__DATA EXTRACT__

______

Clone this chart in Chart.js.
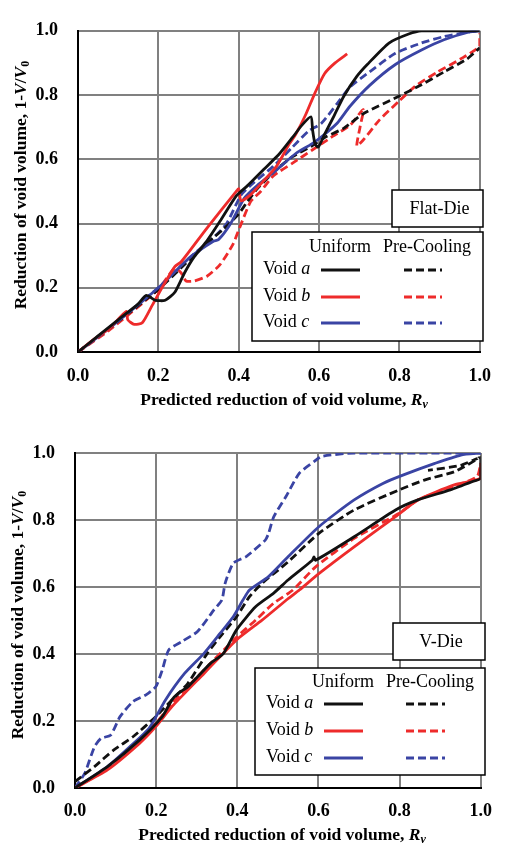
<!DOCTYPE html>
<html>
<head>
<meta charset="utf-8">
<script src="https://cdn.jsdelivr.net/npm/chart.js@4.4.1/dist/chart.umd.min.js"></script>
<style>
body { margin: 0; background: #fff; }
canvas { display: block; }
</style>
</head>
<body>
<canvas id="flat" width="505" height="420"></canvas>
<canvas id="vdie" width="505" height="425"></canvas>
<script>
// points are [predicted reduction Rv, measured reduction 1-V/V0]

// Flat-Die
const flatUniformA = [[0,0],[0.05,0.05],[0.1,0.1],[0.15,0.15],[0.17,0.176],[0.193,0.161],[0.217,0.161],[0.241,0.186],[0.265,0.246],[0.289,0.296],[0.321,0.346],[0.353,0.406],[0.394,0.486],[0.422,0.518],[0.462,0.568],[0.502,0.618],[0.534,0.668],[0.558,0.707],[0.58,0.732],[0.584,0.69],[0.59,0.648],[0.598,0.638],[0.614,0.678],[0.638,0.737],[0.662,0.797],[0.694,0.858],[0.72,0.895],[0.774,0.962],[0.823,0.99],[0.855,1.0],[1.0,1.0]]
const flatUniformB = [[0,0],[0.04,0.04],[0.08,0.076],[0.12,0.126],[0.124,0.1],[0.14,0.086],[0.16,0.091],[0.185,0.146],[0.209,0.2],[0.241,0.266],[0.257,0.281],[0.321,0.386],[0.394,0.5],[0.4,0.508],[0.406,0.471],[0.43,0.49],[0.46,0.53],[0.494,0.578],[0.526,0.648],[0.542,0.678],[0.566,0.737],[0.59,0.807],[0.614,0.867],[0.64,0.9],[0.67,0.928]]
const flatUniformC = [[0,0],[0.08,0.076],[0.2,0.2],[0.28,0.296],[0.337,0.345],[0.35,0.35],[0.38,0.4],[0.414,0.479],[0.446,0.518],[0.486,0.558],[0.542,0.618],[0.582,0.648],[0.614,0.678],[0.645,0.712],[0.677,0.765],[0.726,0.83],[0.79,0.895],[0.855,0.94],[0.911,0.972],[0.976,0.997],[1.0,1.0]]
const flatPreA = [[0,0],[0.08,0.076],[0.2,0.195],[0.28,0.29],[0.337,0.356],[0.36,0.38],[0.4,0.43],[0.422,0.469],[0.446,0.508],[0.494,0.568],[0.534,0.608],[0.58,0.64],[0.614,0.668],[0.662,0.697],[0.71,0.742],[0.8,0.797],[0.855,0.832],[0.911,0.872],[0.968,0.912],[1.0,0.947]]
const flatPreB = [[0,0],[0.08,0.07],[0.2,0.195],[0.241,0.262],[0.257,0.246],[0.269,0.221],[0.289,0.221],[0.321,0.236],[0.353,0.271],[0.386,0.336],[0.402,0.386],[0.43,0.469],[0.454,0.499],[0.486,0.548],[0.534,0.588],[0.582,0.628],[0.63,0.668],[0.678,0.707],[0.71,0.755],[0.702,0.7],[0.694,0.642],[0.71,0.66],[0.75,0.722],[0.8,0.782],[0.839,0.827],[0.895,0.872],[0.952,0.912],[1.0,0.952],[1.0,0.992]]
const flatPreC = [[0,0],[0.08,0.078],[0.2,0.2],[0.28,0.296],[0.337,0.356],[0.37,0.4],[0.406,0.489],[0.438,0.528],[0.486,0.578],[0.534,0.638],[0.574,0.688],[0.606,0.712],[0.646,0.775],[0.677,0.825],[0.718,0.865],[0.79,0.93],[0.855,0.962],[0.911,0.982],[0.976,0.997],[1.0,1.0]]

// V-Die
const vUniformA = [[0,0],[0.08,0.064],[0.159,0.143],[0.215,0.213],[0.239,0.263],[0.255,0.283],[0.278,0.302],[0.302,0.332],[0.334,0.372],[0.366,0.402],[0.398,0.472],[0.445,0.541],[0.489,0.581],[0.525,0.621],[0.585,0.68],[0.589,0.69],[0.593,0.68],[0.688,0.75],[0.79,0.83],[0.845,0.86],[0.925,0.89],[0.98,0.915],[1.0,0.925],[1.0,0.99]]
const vUniformB = [[0,0],[0.08,0.054],[0.159,0.133],[0.199,0.183],[0.239,0.243],[0.318,0.342],[0.398,0.442],[0.461,0.501],[0.525,0.565],[0.553,0.591],[0.601,0.64],[0.688,0.72],[0.79,0.81],[0.845,0.86],[0.935,0.905],[1.0,0.925],[1.0,0.97]]
const vUniformC = [[0,0],[0.08,0.064],[0.135,0.123],[0.183,0.179],[0.223,0.263],[0.27,0.342],[0.318,0.402],[0.358,0.462],[0.39,0.511],[0.414,0.561],[0.43,0.591],[0.477,0.631],[0.525,0.69],[0.601,0.78],[0.688,0.86],[0.76,0.91],[0.808,0.934],[0.887,0.969],[0.951,0.994],[1.0,1.0]]
const vPreA = [[0,0.019],[0.048,0.064],[0.095,0.113],[0.143,0.153],[0.199,0.213],[0.239,0.263],[0.278,0.312],[0.326,0.402],[0.358,0.452],[0.398,0.511],[0.43,0.571],[0.461,0.611],[0.525,0.675],[0.601,0.76],[0.688,0.83],[0.799,0.89],[0.863,0.92],[0.935,0.944],[0.995,0.985],[0.95,0.963],[0.87,0.948]]
const vPreB = [[0,0],[0.08,0.058],[0.199,0.193],[0.239,0.253],[0.318,0.352],[0.398,0.45],[0.445,0.501],[0.489,0.551],[0.537,0.591],[0.593,0.66],[0.688,0.745],[0.799,0.82],[0.845,0.86],[0.935,0.9],[0.991,0.93],[1.0,0.97]]
const vPreC = [[0,0],[0.024,0.044],[0.048,0.123],[0.064,0.148],[0.088,0.158],[0.111,0.213],[0.143,0.258],[0.175,0.278],[0.199,0.302],[0.215,0.352],[0.231,0.412],[0.263,0.437],[0.302,0.467],[0.342,0.531],[0.362,0.561],[0.37,0.611],[0.39,0.671],[0.422,0.691],[0.469,0.74],[0.477,0.76],[0.49,0.81],[0.52,0.87],[0.553,0.94],[0.59,0.975],[0.608,0.99],[0.688,1.0],[1.0,1.0]]

const tickValues = [0, 0.2, 0.4, 0.6, 0.8, 1.0]
const voidNames = ['a', 'b', 'c']
const columnHeads = ['Uniform', 'Pre-Cooling']
const dieNames = ['Flat-Die', 'V-Die']

const serif = '"Liberation Serif", "Times New Roman", serif'
const colors = ['#111111', '#ee2b2b', '#3a44a4']
const dash = [8, 4]

function makeSets(uni, pre) {
        const sets = []
        uni.forEach((pts, i) => sets.push({
                data: pts.map(p => ({x: p[0], y: p[1]})),
                borderColor: colors[i], borderWidth: 2.8, borderDash: []
        }))
        pre.forEach((pts, i) => sets.push({
                data: pts.map(p => ({x: p[0], y: p[1]})),
                borderColor: colors[i], borderWidth: 2.8, borderDash: dash
        }))
        sets.forEach(s => {
                s.showLine = true
                s.pointRadius = 0
                s.tension = 0.2
                s.fill = false
        })
        return sets
}

// draws text pieces of mixed style one after another
function richText(ctx, parts, x, y) {
        let w = 0
        parts.forEach(p => { ctx.font = p[1]; w += ctx.measureText(p[0]).width })
        let cx = x - w / 2
        parts.forEach(p => {
                ctx.font = p[1]
                ctx.fillText(p[0], cx, y + (p[2] || 0))
                cx += ctx.measureText(p[0]).width
        })
}

const panelPlugin = {
        id: 'panel',
        afterDraw(chart, args, o) {
                const ctx = chart.ctx
                const sets = chart.data.datasets
                const bold = 'bold 17.5px ' + serif
                const boldIt = 'italic bold 17.5px ' + serif
                const subFont = 'bold 12px ' + serif
                ctx.save()
                ctx.fillStyle = '#000'
                ctx.textBaseline = 'middle'

                // axis titles
                richText(ctx, [['Predicted reduction of void volume, ', bold], ['R', boldIt], ['v', 'italic bold 12px ' + serif, 5]], o.xTitle[0], o.xTitle[1])
                ctx.translate(o.yTitle[0], o.yTitle[1])
                ctx.rotate(-Math.PI / 2)
                richText(ctx, [['Reduction of void volume, 1-', bold], ['V', boldIt], ['/', bold], ['V', boldIt], ['0', subFont, 5]], 0, 0)
                ctx.setTransform(1, 0, 0, 1, 0, 0)

                // die name box
                const n = o.nameBox
                ctx.fillStyle = '#fff'
                ctx.fillRect(n[0], n[1], n[2] - n[0], n[3] - n[1])
                ctx.strokeStyle = '#000'
                ctx.lineWidth = 1.5
                ctx.strokeRect(n[0], n[1], n[2] - n[0], n[3] - n[1])
                ctx.fillStyle = '#000'
                ctx.font = '18px ' + serif
                ctx.textAlign = 'center'
                ctx.fillText(o.name, (n[0] + n[2]) / 2 + 2, (n[1] + n[3]) / 2 + 1)

                // legend box
                const b = o.legendBox
                ctx.fillStyle = '#fff'
                ctx.fillRect(b[0], b[1], b[2] - b[0], b[3] - b[1])
                ctx.strokeRect(b[0], b[1], b[2] - b[0], b[3] - b[1])
                ctx.fillStyle = '#000'
                ctx.font = '18px ' + serif
                ctx.fillText(columnHeads[0], o.heads[0], o.headY)
                ctx.fillText(columnHeads[1], o.heads[1], o.headY)
                ctx.textAlign = 'left'
                voidNames.forEach((v, i) => {
                        const y = o.rows[i]
                        ctx.font = '18px ' + serif
                        ctx.fillText('Void ', o.textX, y)
                        const w = ctx.measureText('Void ').width
                        ctx.font = 'italic 18px ' + serif
                        ctx.fillText(v, o.textX + w, y)
                        ;[o.solid, o.dashed].forEach((seg, k) => {
                                const s = sets[i + k * 3]
                                ctx.strokeStyle = s.borderColor
                                ctx.lineWidth = 3
                                ctx.setLineDash(s.borderDash)
                                ctx.beginPath()
                                ctx.moveTo(seg[0], y + 1)
                                ctx.lineTo(seg[1], y + 1)
                                ctx.stroke()
                        })
                        ctx.setLineDash([])
                })
                ctx.restore()
        }
}

function makeChart(id, sets, lay, panel) {
        return new Chart(document.getElementById(id), {
                type: 'scatter',
                data: { datasets: sets },
                options: {
                        responsive: false,
                        animation: false,
                        devicePixelRatio: 1,
                        layout: { padding: { top: lay.top, right: lay.right, left: 0, bottom: 0 } },
                        plugins: { legend: { display: false }, tooltip: { enabled: false }, panel: panel },
                        scales: {
                                x: {
                                        type: 'linear', min: 0, max: 1,
                                        afterBuildTicks: s => { s.ticks = tickValues.map(v => ({ value: v })) },
                                        afterFit: s => { s.height = lay.xHeight },
                                        ticks: { color: '#000', padding: lay.xPad, maxRotation: 0, font: { family: serif, size: 18, weight: 'bold' }, callback: v => v.toFixed(1) },
                                        grid: { color: '#808080', lineWidth: 2, drawTicks: false },
                                        border: { color: '#000', width: 2 }
                                },
                                y: {
                                        type: 'linear', min: 0, max: 1,
                                        afterBuildTicks: s => { s.ticks = tickValues.map(v => ({ value: v })) },
                                        afterFit: s => { s.width = lay.yWidth },
                                        ticks: { color: '#000', padding: lay.yPad, font: { family: serif, size: 18, weight: 'bold' }, callback: v => v.toFixed(1) },
                                        grid: { color: '#808080', lineWidth: 2, drawTicks: false },
                                        border: { color: '#000', width: 2 }
                                }
                        }
                },
                plugins: [panelPlugin]
        })
}

makeChart('flat', makeSets([flatUniformA, flatUniformB, flatUniformC], [flatPreA, flatPreB, flatPreC]),
        { top: 19, right: 12, xHeight: 68, yWidth: 78, xPad: 14, yPad: 20 },
        {
                name: dieNames[0], xTitle: [284, 400], yTitle: [21, 185],
                nameBox: [392, 190, 483, 227], legendBox: [252, 232, 483, 341],
                heads: [340, 427], headY: 247, rows: [269, 296, 322], textX: 263,
                solid: [321, 360], dashed: [404, 442]
        })

makeChart('vdie', makeSets([vUniformA, vUniformB, vUniformC], [vPreA, vPreB, vPreC]),
        { top: 33, right: 11, xHeight: 57, yWidth: 75, xPad: 13, yPad: 20 },
        {
                name: dieNames[1], xTitle: [282, 415], yTitle: [18, 195],
                nameBox: [393, 203, 485, 240], legendBox: [255, 248, 485, 355],
                heads: [343, 430], headY: 262, rows: [283, 310, 337], textX: 266,
                solid: [324, 363], dashed: [406, 445]
        })
</script>
</body>
</html>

______

__PROBLEM DETAILS__
From the opening line of the listing above through the line bearing "measured reduction 1-V/V0]", repeat each line exactly. Drop every picture.

__COMPLETED TASK__
Clone this chart in Chart.js.
<!DOCTYPE html>
<html>
<head>
<meta charset="utf-8">
<script src="https://cdn.jsdelivr.net/npm/chart.js@4.4.1/dist/chart.umd.min.js"></script>
<style>
body { margin: 0; background: #fff; }
canvas { display: block; }
</style>
</head>
<body>
<canvas id="flat" width="505" height="420"></canvas>
<canvas id="vdie" width="505" height="425"></canvas>
<script>
// points are [predicted reduction Rv, measured reduction 1-V/V0]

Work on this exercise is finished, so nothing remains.